菅首相の退陣で自民党支持率が急速に回復。野党は埋没する危機に直面し、枝野氏はようやく山本氏との連携に踏み出した。これは野党共闘にとって不幸中の幸いである。山本氏出馬の強力なカードを有効活用しない手はない。
萩生田氏の官房長官見送りは、山本氏の潜在的破壊力を物語るエピソードだと私は思う。自民党が立憲民主党より優っているのは、世論の動向に敏感なことだ。
対照的に枝野氏に最も欠けているのは、自らニュースを作り出し、世論を盛り上げていく政治センスである。これなくして、政権交代など不可能だ。枝野氏に不足している能力を、山本氏は兼ね備えている。野党共闘の首相候補として、山本氏を敵視するのではなく、彼を受け入れ、大きく羽ばたかせる度量をみせてほしい。
さて、山本氏は最終的にどこの選挙区を選ぶのか。誰を狙い撃ちするか。それは衆院選の争点を決定づける重要な選択となろう。政権交代を目指す野党にとって、自ら争点を作り出す貴重なカードだ。
官房長官ではないにしても萩生田氏に体当たりして「安倍側近の落選運動」をショーアップするのもよいだろう。ただ、私はもうひとつ有力な選択肢を提案したい。本丸中の本丸である疑惑の政治家・甘利氏の衆院神奈川13区(大和市、海老名市など)から出馬するのはどうか。
東京24区ほど無党派層の多い選挙区ではないが、安倍氏とも麻生氏とも親密で、念願の幹事長の座をついに射止め、我が世の春を迎えた甘利氏を震え上がらせる効果は十分にある。支持率が急回復して楽勝ムードが漂う自民党を一転して緊迫させる効果も絶大だろう。

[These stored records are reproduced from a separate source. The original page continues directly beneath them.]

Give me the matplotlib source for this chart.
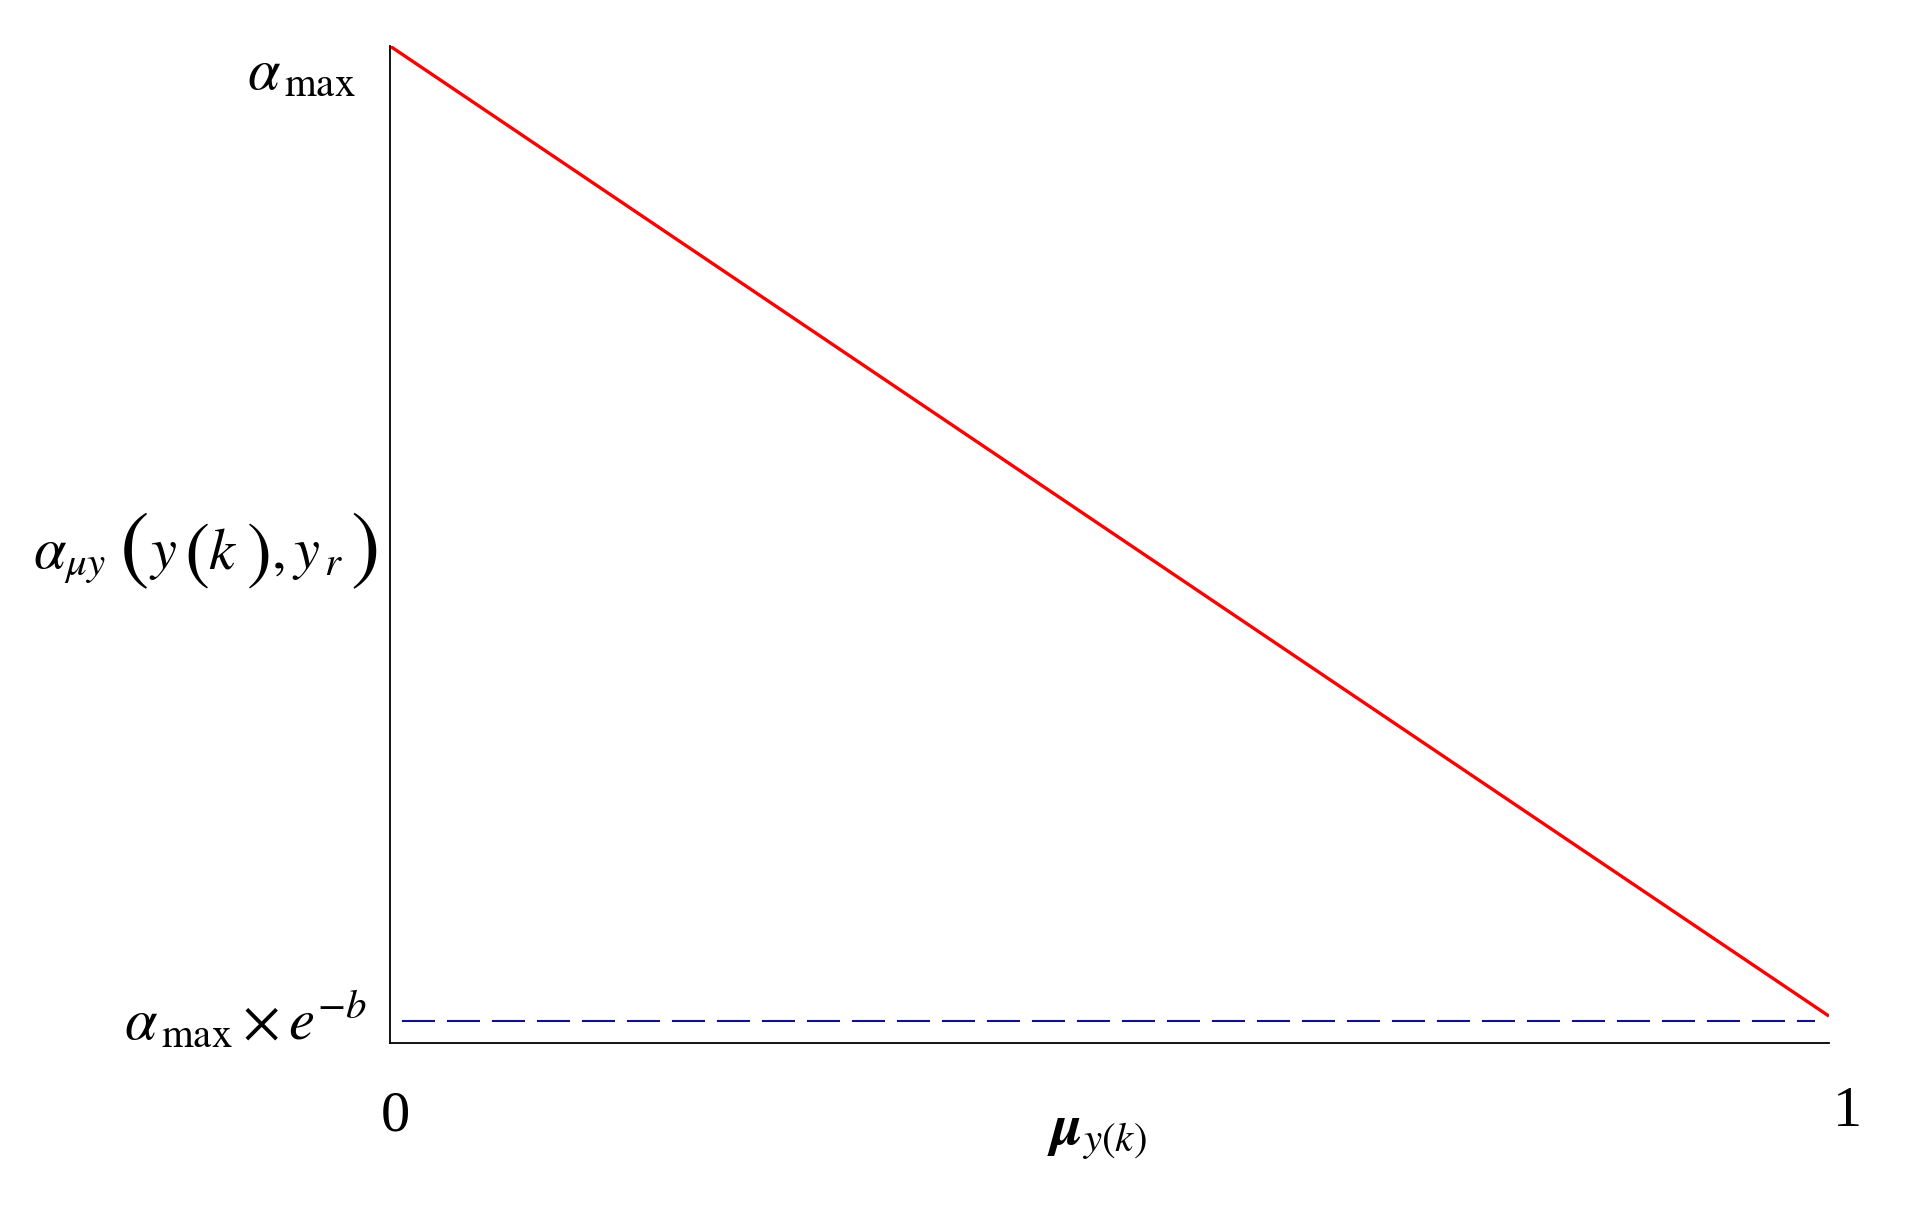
import matplotlib
matplotlib.use("Agg")
import matplotlib.pyplot as plt

plt.rcParams['font.family'] = ['Liberation Serif', 'DejaVu Serif']
plt.rcParams['mathtext.fontset'] = 'stix'
plt.rcParams['lines.scale_dashes'] = False

# 数据
mu = [0.0, 1.0]
alpha_line = [1.0, 0.027]          # alpha_max -> alpha_max*e^-b
alpha_floor = [0.022, 0.022]       # alpha_max*e^-b level
floor_x = [0.0, 0.99]
x_tick_vals = [0, 1]
x_tick_labels = ['0', '1']

fig = plt.figure(figsize=(19.07, 12.05), dpi=100)
ax = fig.add_axes([0.2045, 0.1344, 0.7546, 0.8274])

ax.plot(mu, alpha_line, color='#ff0000', lw=2.4, solid_capstyle='butt')
ax.plot(floor_x, alpha_floor, color='#10108a', lw=1.5,
        linestyle=(23.8, (23.8, 8.6)))

ax.set_xlim(0, 1)
ax.set_ylim(0, 1)
for s in ['top', 'right']:
    ax.spines[s].set_visible(False)
for s in ['left', 'bottom']:
    ax.spines[s].set_linewidth(1.3)
ax.set_xticks([])
ax.set_yticks([])

fs = 42
# x 轴刻度标签
offs = [(3.6, -53), (13, -50)]
for v, lab, o in zip(x_tick_vals, x_tick_labels, offs):
    ax.annotate(lab, xy=(v, 0), xycoords=('data', 'axes fraction'),
                xytext=o, textcoords='offset points',
                ha='center', va='center', fontsize=fs)

# x 轴标题
ax.annotate(r'$\boldsymbol{\mu}_{y(k)}$', xy=(0.491, 0), xycoords='axes fraction',
            xytext=(0, -67), textcoords='offset points',
            ha='center', va='center', fontsize=fs)

# y 轴标签
ax.annotate(r'$\alpha_{\,\mathrm{max}}$', xy=(0, alpha_line[0]),
            xycoords=('axes fraction', 'data'), xytext=(-24.5, -21),
            textcoords='offset points', ha='right', va='center', fontsize=fs)
ax.annotate(r'$\alpha_{\,\mathrm{max}}\times e^{-b}$', xy=(0, alpha_floor[0]),
            xycoords=('axes fraction', 'data'), xytext=(-16.5, 0),
            textcoords='offset points', ha='right', va='center', fontsize=fs)

# 中间的 y 轴标签，分段绘制（大括号）
# (文本, 左边 px, 纵向 px, 字号, 对齐)
pieces = [
    (r'$\alpha_{\mu y}$', 33, 568, fs, 'baseline'),
    (r'$($', 119, 552, 64, 'center'),
    (r'$y$', 149, 568, fs, 'baseline'),
    (r'$($', 184, 556, 54, 'center'),
    (r'$k$', 208, 568, fs, 'baseline'),
    (r'$)$', 246, 556, 54, 'center'),
    (r'$,$', 271, 568, fs, 'baseline'),
    (r'$y_{\,r}$', 292, 568, fs, 'baseline'),
    (r'$)$', 350, 552, 64, 'center'),
]
ax0_x, ax0_y = 390, 1043
for txt, px, py, size, va in pieces:
    ax.annotate(txt, xy=(0, 0), xycoords='axes fraction',
                xytext=((px - ax0_x) * 0.72, (ax0_y - py) * 0.72),
                textcoords='offset points', ha='left', va=va, fontsize=size)

fig.savefig('out.png', dpi=100)
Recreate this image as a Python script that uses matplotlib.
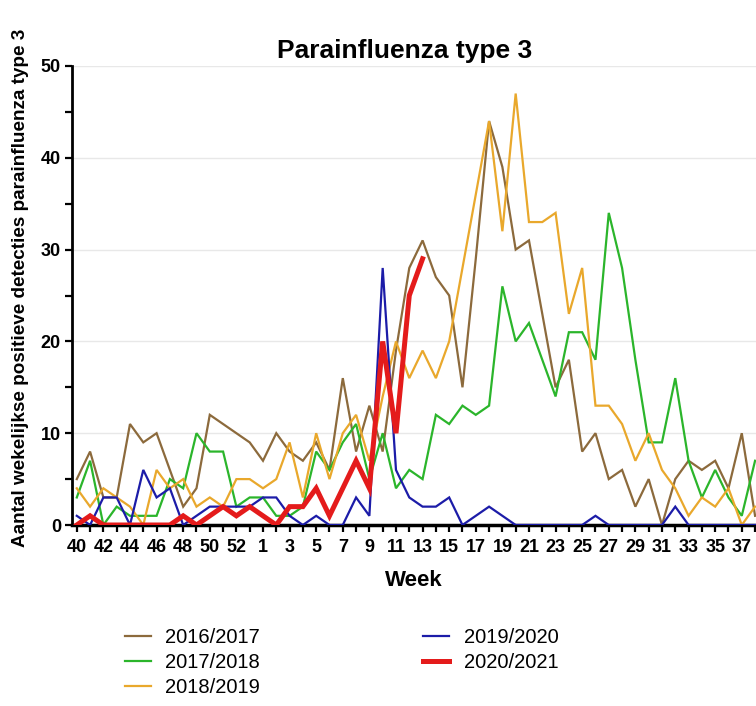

何より安倍氏と麻生氏による「岸田政権支配」にスポットライトを当てるには、山本氏が神奈川13区に乗り込むのがベストだと私は思う。山本氏が神奈川13区で大暴れしつつ、れいわ候補として南関東ブロックに重複立候補すれば、国政復帰の可能性も高いだろう。山本氏のカリスマ性も甦ってくるのではなかろうか。